** BEGIN **

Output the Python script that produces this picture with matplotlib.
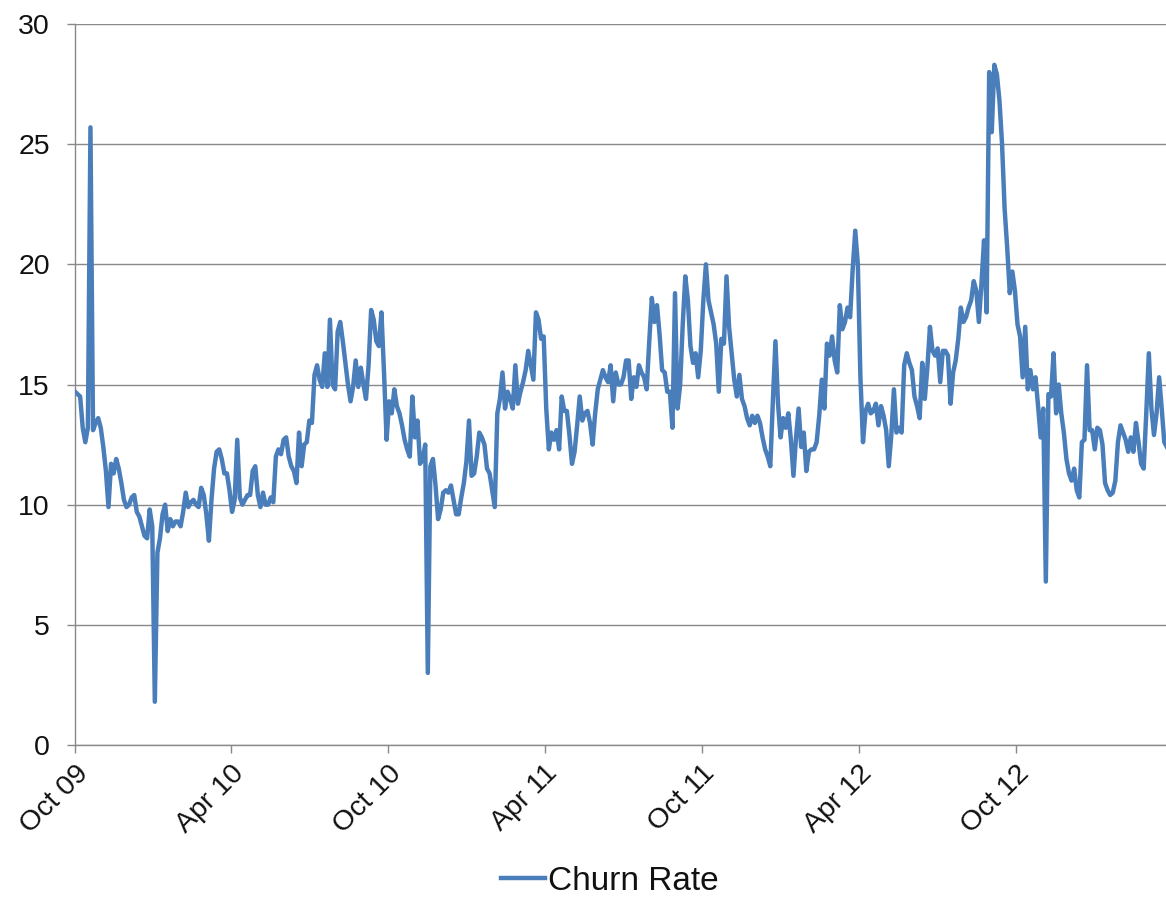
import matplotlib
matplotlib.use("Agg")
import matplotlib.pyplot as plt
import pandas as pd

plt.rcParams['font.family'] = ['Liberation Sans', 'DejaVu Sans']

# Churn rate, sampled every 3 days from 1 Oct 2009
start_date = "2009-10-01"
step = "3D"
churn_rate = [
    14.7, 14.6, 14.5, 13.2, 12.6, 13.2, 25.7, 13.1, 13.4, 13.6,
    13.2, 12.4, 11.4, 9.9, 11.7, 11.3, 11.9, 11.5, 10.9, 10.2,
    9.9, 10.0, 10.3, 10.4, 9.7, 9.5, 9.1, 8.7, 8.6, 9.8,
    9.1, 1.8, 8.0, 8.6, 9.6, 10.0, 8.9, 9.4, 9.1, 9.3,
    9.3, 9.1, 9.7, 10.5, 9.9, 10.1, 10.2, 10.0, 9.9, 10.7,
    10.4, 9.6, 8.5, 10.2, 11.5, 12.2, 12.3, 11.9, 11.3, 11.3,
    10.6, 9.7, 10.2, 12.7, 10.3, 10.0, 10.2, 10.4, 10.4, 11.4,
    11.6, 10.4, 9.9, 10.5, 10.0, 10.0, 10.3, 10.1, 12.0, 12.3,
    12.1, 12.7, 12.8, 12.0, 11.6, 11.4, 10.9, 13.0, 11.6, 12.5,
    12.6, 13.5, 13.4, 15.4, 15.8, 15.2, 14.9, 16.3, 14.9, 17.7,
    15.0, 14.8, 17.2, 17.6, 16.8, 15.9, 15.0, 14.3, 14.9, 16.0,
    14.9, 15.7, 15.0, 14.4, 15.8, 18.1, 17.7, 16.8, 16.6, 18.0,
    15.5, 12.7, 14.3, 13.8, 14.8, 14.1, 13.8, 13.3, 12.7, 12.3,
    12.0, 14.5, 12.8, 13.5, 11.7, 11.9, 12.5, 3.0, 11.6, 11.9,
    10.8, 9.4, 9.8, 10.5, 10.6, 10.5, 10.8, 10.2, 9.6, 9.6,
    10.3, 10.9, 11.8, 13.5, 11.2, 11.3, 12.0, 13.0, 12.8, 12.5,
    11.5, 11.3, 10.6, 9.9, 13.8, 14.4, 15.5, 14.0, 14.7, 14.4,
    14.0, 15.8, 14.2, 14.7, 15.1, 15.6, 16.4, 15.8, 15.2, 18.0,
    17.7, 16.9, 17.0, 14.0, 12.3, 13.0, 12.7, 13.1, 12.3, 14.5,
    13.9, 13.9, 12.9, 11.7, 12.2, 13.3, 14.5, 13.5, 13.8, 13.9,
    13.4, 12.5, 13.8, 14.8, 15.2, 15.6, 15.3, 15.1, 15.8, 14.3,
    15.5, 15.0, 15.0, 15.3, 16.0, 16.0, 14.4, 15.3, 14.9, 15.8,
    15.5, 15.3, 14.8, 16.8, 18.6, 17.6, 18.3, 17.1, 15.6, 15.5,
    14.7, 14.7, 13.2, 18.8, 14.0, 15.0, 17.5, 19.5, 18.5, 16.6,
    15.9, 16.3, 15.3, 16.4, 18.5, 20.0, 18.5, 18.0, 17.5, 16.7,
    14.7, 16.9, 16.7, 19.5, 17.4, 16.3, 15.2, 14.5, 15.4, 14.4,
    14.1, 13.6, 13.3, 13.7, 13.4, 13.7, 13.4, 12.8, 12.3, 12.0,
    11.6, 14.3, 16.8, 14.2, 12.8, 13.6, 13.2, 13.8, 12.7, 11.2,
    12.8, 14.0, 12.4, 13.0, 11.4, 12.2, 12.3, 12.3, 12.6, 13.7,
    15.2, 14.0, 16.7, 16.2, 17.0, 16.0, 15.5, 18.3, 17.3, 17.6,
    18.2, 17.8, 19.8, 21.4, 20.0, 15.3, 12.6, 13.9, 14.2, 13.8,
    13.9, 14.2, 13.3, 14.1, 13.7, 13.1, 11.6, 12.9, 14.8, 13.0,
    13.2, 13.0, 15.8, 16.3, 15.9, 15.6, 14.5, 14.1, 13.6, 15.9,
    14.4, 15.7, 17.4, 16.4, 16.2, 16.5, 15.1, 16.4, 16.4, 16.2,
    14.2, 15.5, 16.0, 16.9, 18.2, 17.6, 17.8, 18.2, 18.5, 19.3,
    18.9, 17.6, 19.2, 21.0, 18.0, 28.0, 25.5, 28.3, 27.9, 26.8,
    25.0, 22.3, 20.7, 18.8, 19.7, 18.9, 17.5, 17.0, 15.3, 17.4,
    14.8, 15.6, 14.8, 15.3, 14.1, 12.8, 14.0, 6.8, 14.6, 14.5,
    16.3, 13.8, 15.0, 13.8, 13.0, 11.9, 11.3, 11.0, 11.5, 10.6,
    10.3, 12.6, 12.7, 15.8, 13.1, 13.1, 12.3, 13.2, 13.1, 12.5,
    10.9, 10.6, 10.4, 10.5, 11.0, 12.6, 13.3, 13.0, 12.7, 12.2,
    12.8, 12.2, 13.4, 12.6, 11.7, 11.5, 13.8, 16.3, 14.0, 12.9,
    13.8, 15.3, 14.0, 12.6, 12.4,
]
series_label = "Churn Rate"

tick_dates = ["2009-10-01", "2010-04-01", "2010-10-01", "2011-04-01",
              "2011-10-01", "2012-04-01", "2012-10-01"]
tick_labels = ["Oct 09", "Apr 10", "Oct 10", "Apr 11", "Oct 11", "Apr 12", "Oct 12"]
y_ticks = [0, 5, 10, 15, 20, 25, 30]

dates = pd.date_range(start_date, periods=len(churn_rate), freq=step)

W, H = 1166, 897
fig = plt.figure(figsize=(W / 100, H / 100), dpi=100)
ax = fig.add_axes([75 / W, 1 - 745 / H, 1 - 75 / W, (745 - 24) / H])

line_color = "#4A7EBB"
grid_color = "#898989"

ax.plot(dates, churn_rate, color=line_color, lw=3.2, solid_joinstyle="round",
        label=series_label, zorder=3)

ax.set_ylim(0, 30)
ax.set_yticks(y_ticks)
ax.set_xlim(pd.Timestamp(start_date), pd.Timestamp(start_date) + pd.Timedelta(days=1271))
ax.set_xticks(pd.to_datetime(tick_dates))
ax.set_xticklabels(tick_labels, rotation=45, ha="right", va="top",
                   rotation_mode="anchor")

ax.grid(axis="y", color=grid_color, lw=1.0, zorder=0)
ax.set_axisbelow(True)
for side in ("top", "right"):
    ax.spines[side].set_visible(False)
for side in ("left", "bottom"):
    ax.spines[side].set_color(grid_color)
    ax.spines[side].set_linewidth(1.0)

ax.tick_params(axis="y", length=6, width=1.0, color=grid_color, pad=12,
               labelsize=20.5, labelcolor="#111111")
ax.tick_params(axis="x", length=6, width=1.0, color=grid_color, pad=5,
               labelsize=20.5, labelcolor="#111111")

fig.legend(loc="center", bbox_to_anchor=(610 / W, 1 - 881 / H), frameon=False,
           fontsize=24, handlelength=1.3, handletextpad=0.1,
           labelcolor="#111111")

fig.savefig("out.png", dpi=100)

** END **

» Task to complete
Pictures excluded, repeat exactly the lines from the top of the material through the line with "plt.rcParams['font.family'] = ['Liberation", including both of those lines.

» Correct output
Output the Python script that produces this picture with matplotlib.
import matplotlib
matplotlib.use("Agg")
import matplotlib.pyplot as plt
import pandas as pd

plt.rcParams['font.family'] = ['Liberation Sans', 'DejaVu Sans']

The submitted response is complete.